▸ Dataset extract:
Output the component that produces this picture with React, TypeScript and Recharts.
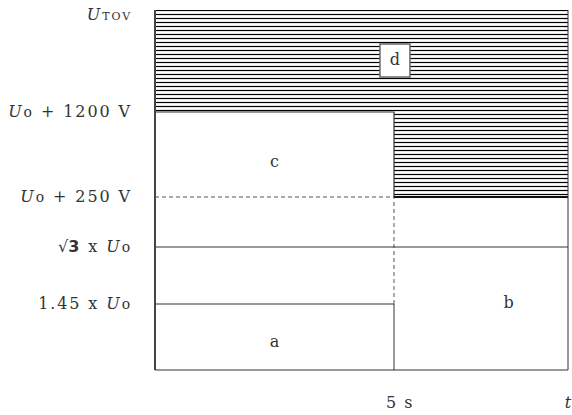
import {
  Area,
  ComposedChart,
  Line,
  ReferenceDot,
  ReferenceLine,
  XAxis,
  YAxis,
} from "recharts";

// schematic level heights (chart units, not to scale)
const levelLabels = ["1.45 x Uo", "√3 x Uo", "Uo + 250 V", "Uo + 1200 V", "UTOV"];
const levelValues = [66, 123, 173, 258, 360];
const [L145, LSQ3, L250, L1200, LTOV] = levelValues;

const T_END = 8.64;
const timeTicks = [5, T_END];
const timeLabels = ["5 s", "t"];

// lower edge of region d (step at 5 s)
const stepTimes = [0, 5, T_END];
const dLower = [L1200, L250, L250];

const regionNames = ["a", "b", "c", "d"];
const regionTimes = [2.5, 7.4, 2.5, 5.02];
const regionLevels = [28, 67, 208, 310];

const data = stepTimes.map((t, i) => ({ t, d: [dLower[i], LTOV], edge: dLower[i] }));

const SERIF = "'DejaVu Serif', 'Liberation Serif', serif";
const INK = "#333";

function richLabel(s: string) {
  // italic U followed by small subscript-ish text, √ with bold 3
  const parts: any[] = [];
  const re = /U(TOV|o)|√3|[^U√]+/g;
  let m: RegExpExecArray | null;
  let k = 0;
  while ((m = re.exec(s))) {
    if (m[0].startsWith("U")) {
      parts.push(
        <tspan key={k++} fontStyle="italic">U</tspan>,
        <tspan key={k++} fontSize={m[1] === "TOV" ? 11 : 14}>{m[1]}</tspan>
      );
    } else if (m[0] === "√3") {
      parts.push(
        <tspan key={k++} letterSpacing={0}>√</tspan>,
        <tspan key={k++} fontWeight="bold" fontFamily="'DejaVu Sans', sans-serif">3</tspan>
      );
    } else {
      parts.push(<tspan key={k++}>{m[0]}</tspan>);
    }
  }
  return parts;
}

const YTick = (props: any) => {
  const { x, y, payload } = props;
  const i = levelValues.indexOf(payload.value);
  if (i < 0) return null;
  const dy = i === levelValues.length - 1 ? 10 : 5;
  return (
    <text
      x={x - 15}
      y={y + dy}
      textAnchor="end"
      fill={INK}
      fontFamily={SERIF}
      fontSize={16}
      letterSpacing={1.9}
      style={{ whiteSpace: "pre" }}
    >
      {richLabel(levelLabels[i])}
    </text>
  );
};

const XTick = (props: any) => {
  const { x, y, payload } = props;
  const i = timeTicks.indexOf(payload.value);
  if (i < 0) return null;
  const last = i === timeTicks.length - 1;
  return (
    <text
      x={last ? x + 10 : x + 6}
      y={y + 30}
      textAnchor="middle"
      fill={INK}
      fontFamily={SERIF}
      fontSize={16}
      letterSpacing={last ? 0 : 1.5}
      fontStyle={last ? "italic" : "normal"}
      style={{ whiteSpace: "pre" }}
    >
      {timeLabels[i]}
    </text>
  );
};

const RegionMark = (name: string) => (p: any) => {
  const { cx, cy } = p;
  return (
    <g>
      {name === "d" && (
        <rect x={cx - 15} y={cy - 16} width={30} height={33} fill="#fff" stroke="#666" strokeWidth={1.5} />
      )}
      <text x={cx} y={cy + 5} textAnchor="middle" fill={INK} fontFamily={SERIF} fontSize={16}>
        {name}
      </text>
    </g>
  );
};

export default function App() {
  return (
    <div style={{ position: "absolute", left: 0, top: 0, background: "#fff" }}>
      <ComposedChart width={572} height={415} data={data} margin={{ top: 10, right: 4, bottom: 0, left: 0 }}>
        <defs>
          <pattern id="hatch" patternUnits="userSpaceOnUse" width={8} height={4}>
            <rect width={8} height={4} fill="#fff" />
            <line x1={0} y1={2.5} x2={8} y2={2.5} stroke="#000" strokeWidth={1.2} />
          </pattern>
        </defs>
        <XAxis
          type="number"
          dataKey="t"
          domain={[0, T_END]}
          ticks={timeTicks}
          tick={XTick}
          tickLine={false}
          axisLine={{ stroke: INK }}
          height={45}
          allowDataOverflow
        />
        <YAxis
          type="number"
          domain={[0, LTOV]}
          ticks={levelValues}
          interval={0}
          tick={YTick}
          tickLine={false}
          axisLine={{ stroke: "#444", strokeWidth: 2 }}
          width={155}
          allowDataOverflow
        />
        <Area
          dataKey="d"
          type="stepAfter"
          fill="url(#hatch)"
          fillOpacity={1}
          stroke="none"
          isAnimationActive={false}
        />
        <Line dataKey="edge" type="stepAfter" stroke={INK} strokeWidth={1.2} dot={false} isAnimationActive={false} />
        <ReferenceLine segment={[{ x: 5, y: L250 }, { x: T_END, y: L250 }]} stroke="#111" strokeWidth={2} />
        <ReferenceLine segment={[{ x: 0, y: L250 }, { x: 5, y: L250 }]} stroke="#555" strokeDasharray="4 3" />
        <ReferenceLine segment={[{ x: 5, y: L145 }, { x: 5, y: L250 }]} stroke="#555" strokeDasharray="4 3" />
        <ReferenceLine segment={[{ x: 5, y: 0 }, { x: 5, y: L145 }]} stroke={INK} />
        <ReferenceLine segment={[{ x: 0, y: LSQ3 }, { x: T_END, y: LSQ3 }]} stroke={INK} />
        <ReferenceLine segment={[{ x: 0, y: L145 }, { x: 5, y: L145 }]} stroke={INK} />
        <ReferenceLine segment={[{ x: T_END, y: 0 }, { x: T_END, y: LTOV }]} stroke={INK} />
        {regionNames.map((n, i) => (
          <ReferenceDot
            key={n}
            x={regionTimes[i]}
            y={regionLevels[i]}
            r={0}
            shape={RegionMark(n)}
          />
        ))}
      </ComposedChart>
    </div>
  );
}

▸ Exercise instructions: From the material above, reproduce everything verbatim except the pictures.

▸ Exercise solution:
Output the component that produces this picture with React, TypeScript and Recharts.
import {
  Area,
  ComposedChart,
  Line,
  ReferenceDot,
  ReferenceLine,
  XAxis,
  YAxis,
} from "recharts";

// schematic level heights (chart units, not to scale)
const levelLabels = ["1.45 x Uo", "√3 x Uo", "Uo + 250 V", "Uo + 1200 V", "UTOV"];
const levelValues = [66, 123, 173, 258, 360];
const [L145, LSQ3, L250, L1200, LTOV] = levelValues;

const T_END = 8.64;
const timeTicks = [5, T_END];
const timeLabels = ["5 s", "t"];

// lower edge of region d (step at 5 s)
const stepTimes = [0, 5, T_END];
const dLower = [L1200, L250, L250];

const regionNames = ["a", "b", "c", "d"];
const regionTimes = [2.5, 7.4, 2.5, 5.02];
const regionLevels = [28, 67, 208, 310];

const data = stepTimes.map((t, i) => ({ t, d: [dLower[i], LTOV], edge: dLower[i] }));

const SERIF = "'DejaVu Serif', 'Liberation Serif', serif";
const INK = "#333";

function richLabel(s: string) {
  // italic U followed by small subscript-ish text, √ with bold 3
  const parts: any[] = [];
  const re = /U(TOV|o)|√3|[^U√]+/g;
  let m: RegExpExecArray | null;
  let k = 0;
  while ((m = re.exec(s))) {
    if (m[0].startsWith("U")) {
      parts.push(
        <tspan key={k++} fontStyle="italic">U</tspan>,
        <tspan key={k++} fontSize={m[1] === "TOV" ? 11 : 14}>{m[1]}</tspan>
      );
    } else if (m[0] === "√3") {
      parts.push(
        <tspan key={k++} letterSpacing={0}>√</tspan>,
        <tspan key={k++} fontWeight="bold" fontFamily="'DejaVu Sans', sans-serif">3</tspan>
      );
    } else {
      parts.push(<tspan key={k++}>{m[0]}</tspan>);
    }
  }
  return parts;
}

const YTick = (props: any) => {
  const { x, y, payload } = props;
  const i = levelValues.indexOf(payload.value);
  if (i < 0) return null;
  const dy = i === levelValues.length - 1 ? 10 : 5;
  return (
    <text
      x={x - 15}
      y={y + dy}
      textAnchor="end"
      fill={INK}
      fontFamily={SERIF}
      fontSize={16}
      letterSpacing={1.9}
      style={{ whiteSpace: "pre" }}
    >
      {richLabel(levelLabels[i])}
    </text>
  );
};

const XTick = (props: any) => {
  const { x, y, payload } = props;
  const i = timeTicks.indexOf(payload.value);
  if (i < 0) return null;
  const last = i === timeTicks.length - 1;
  return (
    <text
      x={last ? x + 10 : x + 6}
      y={y + 30}
      textAnchor="middle"
      fill={INK}
      fontFamily={SERIF}
      fontSize={16}
      letterSpacing={last ? 0 : 1.5}
      fontStyle={last ? "italic" : "normal"}
      style={{ whiteSpace: "pre" }}
    >
      {timeLabels[i]}
    </text>
  );
};

const RegionMark = (name: string) => (p: any) => {
  const { cx, cy } = p;
  return (
    <g>
      {name === "d" && (
        <rect x={cx - 15} y={cy - 16} width={30} height={33} fill="#fff" stroke="#666" strokeWidth={1.5} />
      )}
      <text x={cx} y={cy + 5} textAnchor="middle" fill={INK} fontFamily={SERIF} fontSize={16}>
        {name}
      </text>
    </g>
  );
};

export default function App() {
  return (
    <div style={{ position: "absolute", left: 0, top: 0, background: "#fff" }}>
      <ComposedChart width={572} height={415} data={data} margin={{ top: 10, right: 4, bottom: 0, left: 0 }}>
        <defs>
          <pattern id="hatch" patternUnits="userSpaceOnUse" width={8} height={4}>
            <rect width={8} height={4} fill="#fff" />
            <line x1={0} y1={2.5} x2={8} y2={2.5} stroke="#000" strokeWidth={1.2} />
          </pattern>
        </defs>
        <XAxis
          type="number"
          dataKey="t"
          domain={[0, T_END]}
          ticks={timeTicks}
          tick={XTick}
          tickLine={false}
          axisLine={{ stroke: INK }}
          height={45}
          allowDataOverflow
        />
        <YAxis
          type="number"
          domain={[0, LTOV]}
          ticks={levelValues}
          interval={0}
          tick={YTick}
          tickLine={false}
          axisLine={{ stroke: "#444", strokeWidth: 2 }}
          width={155}
          allowDataOverflow
        />
        <Area
          dataKey="d"
          type="stepAfter"
          fill="url(#hatch)"
          fillOpacity={1}
          stroke="none"
          isAnimationActive={false}
        />
        <Line dataKey="edge" type="stepAfter" stroke={INK} strokeWidth={1.2} dot={false} isAnimationActive={false} />
        <ReferenceLine segment={[{ x: 5, y: L250 }, { x: T_END, y: L250 }]} stroke="#111" strokeWidth={2} />
        <ReferenceLine segment={[{ x: 0, y: L250 }, { x: 5, y: L250 }]} stroke="#555" strokeDasharray="4 3" />
        <ReferenceLine segment={[{ x: 5, y: L145 }, { x: 5, y: L250 }]} stroke="#555" strokeDasharray="4 3" />
        <ReferenceLine segment={[{ x: 5, y: 0 }, { x: 5, y: L145 }]} stroke={INK} />
        <ReferenceLine segment={[{ x: 0, y: LSQ3 }, { x: T_END, y: LSQ3 }]} stroke={INK} />
        <ReferenceLine segment={[{ x: 0, y: L145 }, { x: 5, y: L145 }]} stroke={INK} />
        <ReferenceLine segment={[{ x: T_END, y: 0 }, { x: T_END, y: LTOV }]} stroke={INK} />
        {regionNames.map((n, i) => (
          <ReferenceDot
            key={n}
            x={regionTimes[i]}
            y={regionLevels[i]}
            r={0}
            shape={RegionMark(n)}
          />
        ))}
      </ComposedChart>
    </div>
  );
}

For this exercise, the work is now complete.